Freshman Olivia Brook makes her mark early and often for the Longhorns

Daniel Clay

The Longhorns were lucky to stumble through the first 90 minutes of last month’s conference opener against No. 10 Texas Tech without conceding a goal. But Texas was unable to maintain a consistent threat on the Raider net, and Texas Tech sophomore goalkeeper Lauren Watson repelled any serious chances. Neither team had scored when the clock struck 90.

Most teams would look to their veteran players to clutch an overtime game against such an important opponent, but not this year’s Texas team. Seven minutes into the first sudden death period, freshman forward Olivia Brook charged down the right side, received a pass from sophomore forward Jasmine Hart and floated a beautiful shot into the top-left corner of the net for a game-winning goal and a huge upset win. But Brook’s heroics were no fluke. The youngster is leading the team with six goals through 13 games, making her one of the Longhorns’ keys to success this season.

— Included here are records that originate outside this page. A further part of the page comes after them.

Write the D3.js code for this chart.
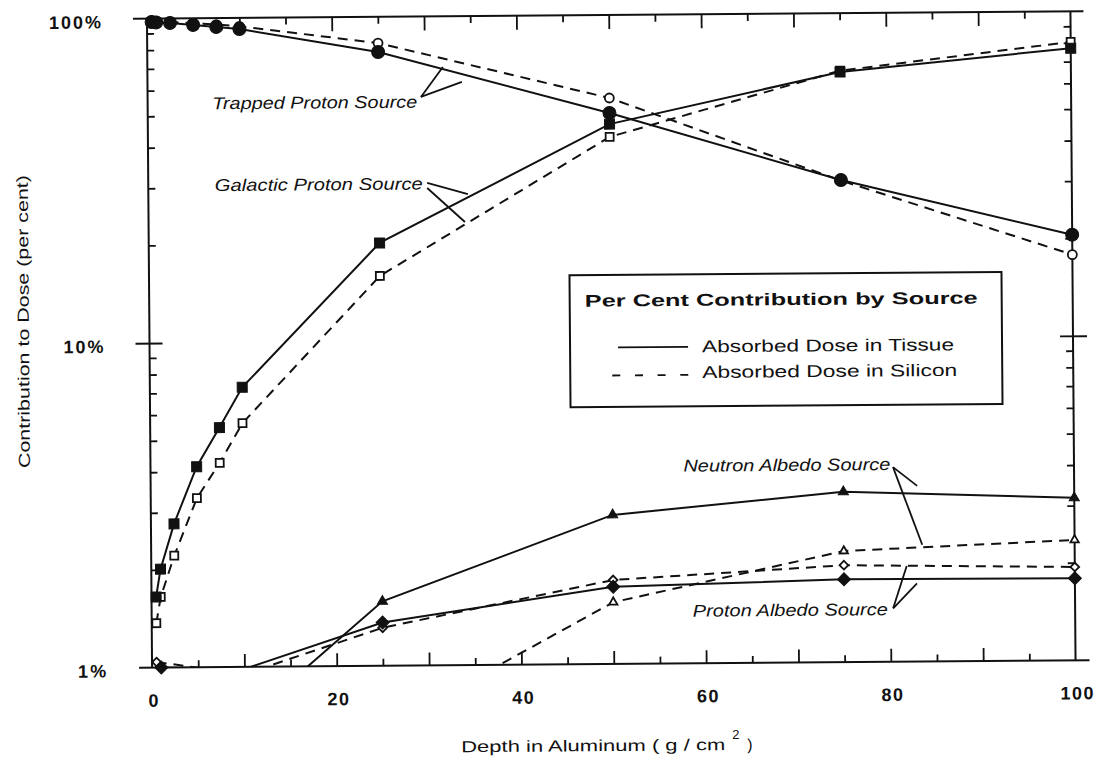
<!DOCTYPE html>
<html><head><meta charset="utf-8">
<script src="https://cdn.jsdelivr.net/npm/d3@7"></script>
<style>
html,body{margin:0;padding:0;background:#fff;}
svg{display:block;}
text{font-family:"Liberation Sans",Arial,Helvetica,sans-serif;fill:#111;}
</style></head><body>
<svg id="chart" width="1102" height="758"></svg>
<script>
// Depth in aluminum (g/cm^2) and per-cent contribution to dose by source
const depths = [0.5, 1, 2.5, 5, 7.5, 10, 25, 50, 75, 100];
const trappedTissue  = [97.6, 97.3, 96.9, 95.4, 93.9, 92.4, 77.9, 49.9, 30.6, 20.5];
const trappedSilicon = [98.5, 98.2, 97.6, 96.5, 95.5, 94.2, 83.0, 55.5, 30.5, 17.8];
const galacticTissue  = [1.65, 2.01, 2.77, 4.15, 5.47, 7.27, 20.1, 46.1, 65.9, 77.0];
const galacticSilicon = [1.37, 1.65, 2.21, 3.32, 4.26, 5.64, 15.9, 42.1, 66.5, 80.5];
const neutronDepthsTissue = [10, 25, 50, 75, 100];
const neutronTissue       = [0.68, 1.58, 2.88, 3.35, 3.17];
const neutronDepthsSilicon = [25, 50, 75, 100];
const neutronSilicon       = [0.64, 1.55, 2.20, 2.35];
const albedoDepthsTissue = [1, 10, 25, 50, 75, 100];
const albedoTissue       = [1.0, 0.985, 1.36, 1.73, 1.80, 1.79];
const albedoDepthsSilicon = [0.5, 10, 25, 50, 75, 100];
const albedoSilicon       = [1.04, 0.95, 1.31, 1.815, 1.99, 1.94];

const xTickLabels = [0, 20, 40, 60, 80, 100];
const yTickLabels = [1, 10, 100];
const legendTitle = "Per Cent Contribution by Source";
const legendItems = ["Absorbed Dose in Tissue", "Absorbed Dose in Silicon"];

// source labels with leader lines, positioned in data units [depth, per cent]
const annotations = [
  {text: "Trapped Proton Source", at: [7.0, 52.4], len: 205,
   leaders: [[[29.6, 56.5], [32.0, 69.8]], [[29.6, 56.5], [34.05, 62.7]]]},
  {text: "Galactic Proton Source", at: [7.2, 29.3], len: 208,
   leaders: [[[30.2, 30.7], [34.6, 28.3]], [[30.2, 29.6], [34.26, 23.2]]]},
  {text: "Neutron Albedo Source", at: [57.7, 3.90], len: 207,
   leaders: [[[80.4, 3.98], [83.5, 2.29]], [[80.4, 3.98], [83.0, 3.48]]]},
  {text: "Proton Albedo Source", at: [58.6, 1.393], len: 195,
   leaders: [[[80.3, 1.462], [81.8, 1.972]], [[80.3, 1.462], [82.9, 1.743]]]}
];

const svg = d3.select("#chart");
const ink = "#111";
const g = svg.append("g").attr("transform", "rotate(-0.45 611 340)");

const x = d3.scaleLinear().domain([0, 100]).range([149.5, 1073]);
const y = d3.scaleLog().domain([1, 100]).range([664, 15]);

// ---- frame ----
const frame = g.append("g").attr("stroke", ink).attr("stroke-width", 2);
frame.append("line").attr("x1", x(0) - 14).attr("x2", x(100) + 13).attr("y1", y(100)).attr("y2", y(100));
frame.append("line").attr("x1", x(0) - 13).attr("x2", x(100) + 14).attr("y1", y(1)).attr("y2", y(1));
frame.append("line").attr("x1", x(0)).attr("x2", x(0)).attr("y1", y(100)).attr("y2", y(1));
frame.append("line").attr("x1", x(100)).attr("x2", x(100)).attr("y1", y(100)).attr("y2", y(1));

function styleTicks(sel) {
  sel.select(".domain").remove();
  sel.selectAll(".tick line").attr("stroke", ink).attr("stroke-width", 1.8);
}

// ---- x ticks (every 5, longer on tens) ----
const xMinor = d3.range(5, 100, 5);
g.append("g").attr("transform", `translate(0,${y(1)})`)
  .call(d3.axisBottom(x).tickValues(xMinor).tickFormat("").tickSizeOuter(0))
  .call(styleTicks)
  .selectAll(".tick line").attr("y2", d => d % 10 === 0 ? -13 : -7);
g.append("g").attr("transform", `translate(0,${y(100)})`)
  .call(d3.axisTop(x).tickValues(xMinor).tickFormat("").tickSizeOuter(0))
  .call(styleTicks)
  .selectAll(".tick line").attr("y2", d => d % 10 === 0 ? 14 : 7);

const tickFont = '"Liberation Sans",Arial,sans-serif';
const xLab = g.append("g").attr("transform", `translate(0,${y(1)})`)
  .call(d3.axisBottom(x).tickValues(xTickLabels).tickSize(0).tickPadding(0).tickFormat(d3.format("d")));
xLab.select(".domain").remove();
xLab.selectAll("text").attr("y", 39).attr("dy", null).attr("dx", "0.08em")
  .attr("font-size", 18).attr("font-weight", "bold").attr("fill", ink)
  .attr("letter-spacing", 1.5)
  .style("font-family", tickFont);

// ---- y ticks (log minors inward, decade tick crossing the axis) ----
const yMinor = [2,3,4,5,6,7,8,9,20,30,40,50,60,70,80,90];
g.append("g").attr("transform", `translate(${x(0)},0)`)
  .call(d3.axisLeft(y).tickValues(yMinor.concat([10])).tickFormat("").tickSizeOuter(0))
  .call(styleTicks)
  .selectAll(".tick line").attr("x1", d => d === 10 ? -14 : 0).attr("x2", d => d === 10 ? 13 : 7);
g.append("g").attr("transform", `translate(${x(100)},0)`)
  .call(d3.axisRight(y).tickValues(yMinor.concat([10])).tickFormat("").tickSizeOuter(0))
  .call(styleTicks)
  .selectAll(".tick line").attr("x1", d => d === 10 ? 14 : 0).attr("x2", d => d === 10 ? -13 : -7);

const yLab = g.append("g").attr("transform", `translate(${x(0)},0)`)
  .call(d3.axisLeft(y).tickValues(yTickLabels).tickSize(0).tickPadding(44).tickFormat(d => d + "%"));
yLab.select(".domain").remove();
yLab.selectAll("text").attr("dy", "0.5em")
  .attr("font-size", 18).attr("font-weight", "bold").attr("fill", ink)
  .attr("letter-spacing", 2)
  .style("font-family", tickFont);

// ---- axis titles ----
g.append("text").attr("transform", "translate(29,317) rotate(-90)")
  .attr("text-anchor", "middle").attr("font-size", 16)
  .attr("textLength", 293).attr("lengthAdjust", "spacingAndGlyphs")
  .text("Contribution to Dose (per cent)");
g.append("text").attr("x", 458).attr("y", 751).attr("font-size", 16)
  .attr("textLength", 264).attr("lengthAdjust", "spacingAndGlyphs")
  .text("Depth in Aluminum ( g / cm");
g.append("text").attr("x", 729).attr("y", 740).attr("font-size", 13).text("2");
g.append("text").attr("x", 744).attr("y", 751).attr("font-size", 16).text(")");

// ---- data lines ----
g.append("clipPath").attr("id", "plotClip").append("rect")
  .attr("x", x(0)).attr("y", y(100) - 2).attr("width", x(100) - x(0)).attr("height", y(1) - y(100) + 2);

const series = [
  {xs: depths, ys: trappedSilicon, dash: true,  sym: "circle",   fill: false},
  {xs: depths, ys: galacticSilicon, dash: true, sym: "square",   fill: false},
  {xs: neutronDepthsSilicon, ys: neutronSilicon, dash: true, sym: "triangle", fill: false},
  {xs: albedoDepthsSilicon, ys: albedoSilicon, dash: true, sym: "diamond", fill: false},
  {xs: depths, ys: trappedTissue, dash: false,  sym: "circle",   fill: true},
  {xs: depths, ys: galacticTissue, dash: false, sym: "square",   fill: true},
  {xs: neutronDepthsTissue, ys: neutronTissue, dash: false, sym: "triangle", fill: true},
  {xs: albedoDepthsTissue, ys: albedoTissue, dash: false, sym: "diamond", fill: true}
];

const line = d3.line().x(d => x(d[0])).y(d => y(d[1]));
const lines = g.append("g").attr("clip-path", "url(#plotClip)");
series.forEach(s => {
  const pts = s.xs.map((d, i) => [d, s.ys[i]]);
  lines.append("path").datum(pts).attr("d", line)
    .attr("fill", "none").attr("stroke", ink).attr("stroke-width", 2)
    .attr("stroke-dasharray", s.dash ? "10,7" : null);
});

function symbolPath(kind, filled) {
  if (kind === "circle") return d3.symbol(d3.symbolCircle, filled ? Math.PI * 6.5 * 6.5 : Math.PI * 4.5 * 4.5)();
  if (kind === "square") return d3.symbol(d3.symbolSquare, filled ? 100 : 64)();
  if (kind === "triangle") return d3.symbol(d3.symbolTriangle, filled ? 45 : 30)();
  return d3.symbol(d3.symbolSquare, filled ? 85 : 38)();
}

const marks = g.append("g");
series.forEach(s => {
  const pts = s.xs.map((d, i) => [d, s.ys[i]]).filter(p => p[1] >= 0.99);
  marks.selectAll(null).data(pts).join("path")
    .attr("transform", d => `translate(${x(d[0])},${y(d[1])})` + (s.sym === "diamond" ? " rotate(45)" : ""))
    .attr("d", symbolPath(s.sym, s.fill))
    .attr("fill", s.fill ? ink : "#fff")
    .attr("stroke", ink).attr("stroke-width", s.fill ? 1 : 1.8);
});

// ---- source labels ----
const ann = g.append("g");
annotations.forEach(a => {
  ann.append("text").attr("x", x(a.at[0])).attr("y", y(a.at[1]))
    .attr("font-size", 17).attr("font-style", "italic")
    .attr("textLength", a.len).attr("lengthAdjust", "spacingAndGlyphs")
    .text(a.text);
  a.leaders.forEach(l => {
    ann.append("line")
      .attr("x1", x(l[0][0])).attr("y1", y(l[0][1]))
      .attr("x2", x(l[1][0])).attr("y2", y(l[1][1]))
      .attr("stroke", ink).attr("stroke-width", 1.8);
  });
});

// ---- legend ----
const lg = g.append("g");
lg.append("rect").attr("x", 570).attr("y", 275).attr("width", 432).attr("height", 132)
  .attr("fill", "#fff").attr("stroke", ink).attr("stroke-width", 2);
lg.append("text").attr("x", 585).attr("y", 306.5).attr("font-size", 17).attr("font-weight", "bold")
  .attr("textLength", 393).attr("lengthAdjust", "spacingAndGlyphs").text(legendTitle);
lg.append("line").attr("x1", 618).attr("x2", 688).attr("y1", 347.5).attr("y2", 347.5)
  .attr("stroke", ink).attr("stroke-width", 1.8);
lg.append("line").attr("x1", 612).attr("x2", 688).attr("y1", 375.5).attr("y2", 375.5)
  .attr("stroke", ink).attr("stroke-width", 1.8).attr("stroke-dasharray", "8,14.67");
lg.append("text").attr("x", 702).attr("y", 353).attr("font-size", 17)
  .attr("textLength", 252).attr("lengthAdjust", "spacingAndGlyphs").text(legendItems[0]);
lg.append("text").attr("x", 702).attr("y", 378.6).attr("font-size", 17)
  .attr("textLength", 255).attr("lengthAdjust", "spacingAndGlyphs").text(legendItems[1]);
</script>
</body></html>
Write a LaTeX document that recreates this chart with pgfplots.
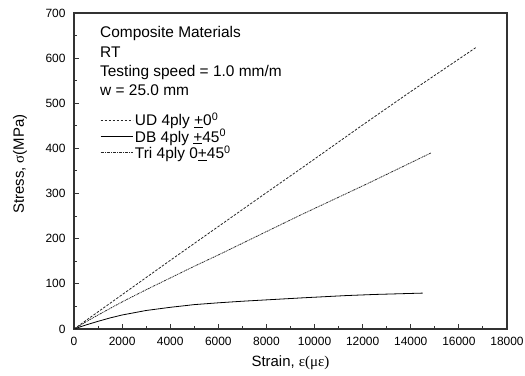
\documentclass[border=0pt]{standalone}
\usepackage{fontspec}
\setmainfont{Liberation Sans}
\newfontfamily\seriff{Liberation Serif}
\usepackage{pgfplots}
\pgfplotsset{compat=1.18}
\definecolor{ax}{HTML}{333333}
\begin{document}
\begin{tikzpicture}
\begin{axis}[name=ax, scale only axis, width=433bp, height=316bp,
  xmin=0, xmax=18000, ymin=0, ymax=700,
  xtick={0,2000,...,18000}, ytick={0,100,...,700},
  minor x tick num=1, minor y tick num=1,
  tick align=inside, xtick pos=bottom, ytick pos=left,
  major tick length=5bp, minor tick length=3bp,
  scaled x ticks=false,
  xticklabel style={/pgf/number format/1000 sep={}, yshift=-5bp},
  yticklabel style={xshift=-5bp},
  /pgf/number format/assume math mode=true,
  ticklabel style={font=\fontsize{12}{14}\selectfont},
  axis line style={line width=1.4bp, color=ax},
  every tick/.style={line width=1bp, color=ax},
  xlabel={Strain, {\seriff\fontsize{15}{17}\selectfont ε(με)}},
  ylabel={Stress, {\seriff\fontsize{15}{17}\selectfont σ}(MPa)},
  label style={font=\fontsize{15}{17}\selectfont},
  xlabel style={at={(axis description cs:0.5,-0.108)}, anchor=center},
  ylabel style={at={(axis description cs:-0.1247,0.522)}, anchor=center},
  legend style={at={(axis description cs:0.06,0.69)}, anchor=north west, draw=none, fill=none,
    font=\fontsize{15.5}{18}\selectfont, inner sep=0pt, row sep=-2bp,
    /tikz/every even column/.append style={column sep=4.5bp}},
  legend cell align=left,
  legend image code/.code={\draw[#1] (0bp,0bp) -- (32bp,0bp);},
]
\addplot[line width=0.8bp, color=black!85, dash pattern=on 2.5bp off 1.5bp] coordinates {
(0,0) (2000,76) (4000,152) (6000,227) (8000,302) (9560,360) (12000,452) (14000,526) (16750,625)};
\addlegendentry{UD 4ply \underline{+}0\textsuperscript{0}}
\addplot[line width=0.8bp, color=black] coordinates {
(0,0) (250,4.6) (500,9) (1000,17) (1500,24.5) (2000,31) (3000,41) (4000,48) (5000,54) (6000,58) (7000,61.5) (8000,64.5) (9500,69) (11300,74) (12500,76.5) (14490,79.5)};
\addlegendentry{DB 4ply \underline{+}45\textsuperscript{0}}
\addplot[line width=0.8bp, color=black!85, dash pattern=on 2bp off 0.8bp on 0.8bp off 0.8bp on 0.8bp off 0.8bp] coordinates {
(0,0) (500,16) (1000,31) (2000,60) (3000,87) (4000,113) (5000,139) (6000,164) (9400,252) (12200,322) (14840,390)};
\addlegendentry{Tri 4ply 0\underline{+}45\textsuperscript{0}}
\node[anchor=north west, inner sep=0pt, align=left, font=\fontsize{15.5}{19.3}\selectfont]
  at (axis description cs:0.06,0.957) {Composite Materials\\RT\\Testing speed = 1.0 mm/m\\w = 25.0 mm};
\end{axis}
\pgfresetboundingbox
\path ([shift={(-74bp,-47bp)}]ax.south west) rectangle ([shift={(18bp,13bp)}]ax.north east);
\end{tikzpicture}
\end{document}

“She doesn’t even know how great she’s been doing for us,” senior midfielder Sharis Lachappelle said. “She just goes out there and makes unbelievable shots and goals. She brings energy in every single practice.”

Brook has thrived in the Longhorns’ possession-based attack, which requires incredible patience; trigger-happy freshmen can often waste shots, which leads to squandered possessions. However, Brook appears immune to that stigma. Twelve of the freshman’s 20 shots have landed on goal for a .600 shots on goal average that eclipses the team’s .441 number.

Brook has been a constant contributor since she stepped onto the field, but the confident freshman expected nothing less from herself in her first year of college soccer.

“I hold myself to pretty high standards,” Brook said. “[Being the leading scorer] is a great feeling, but I don’t really think about that. It’s not about me; it’s how we do as a whole.”

Most college coaches can only dream of getting the chance to work with a player who can contribute in her first months on a college campus. Kelly, though, has not fallen into the trap of pampering her young phenomenon and, instead, believes athletes of any classification should be treated the same. 

“As soon as you walk on this campus, I say that you’re no longer a freshman — you’re a Texas Longhorn,” Kelly said. “It’s baptism by fire. If you’re ready to go, and you’re getting the job done, you’re on the field.”

Very few upperclassmen have the talent to upset the elite of college soccer and light up the scoreboard on a regular basis. But Brook has done all of that as a freshman, and, true to her form, the young attacker is still concerned about getting better.

“I am working on my striking; I’m working on my movement,” Brook said. “I’m learning how to get in good positions for my fellow teammates and just working to get in the best spots to score … or just all the movements I need to do to get the team to win.”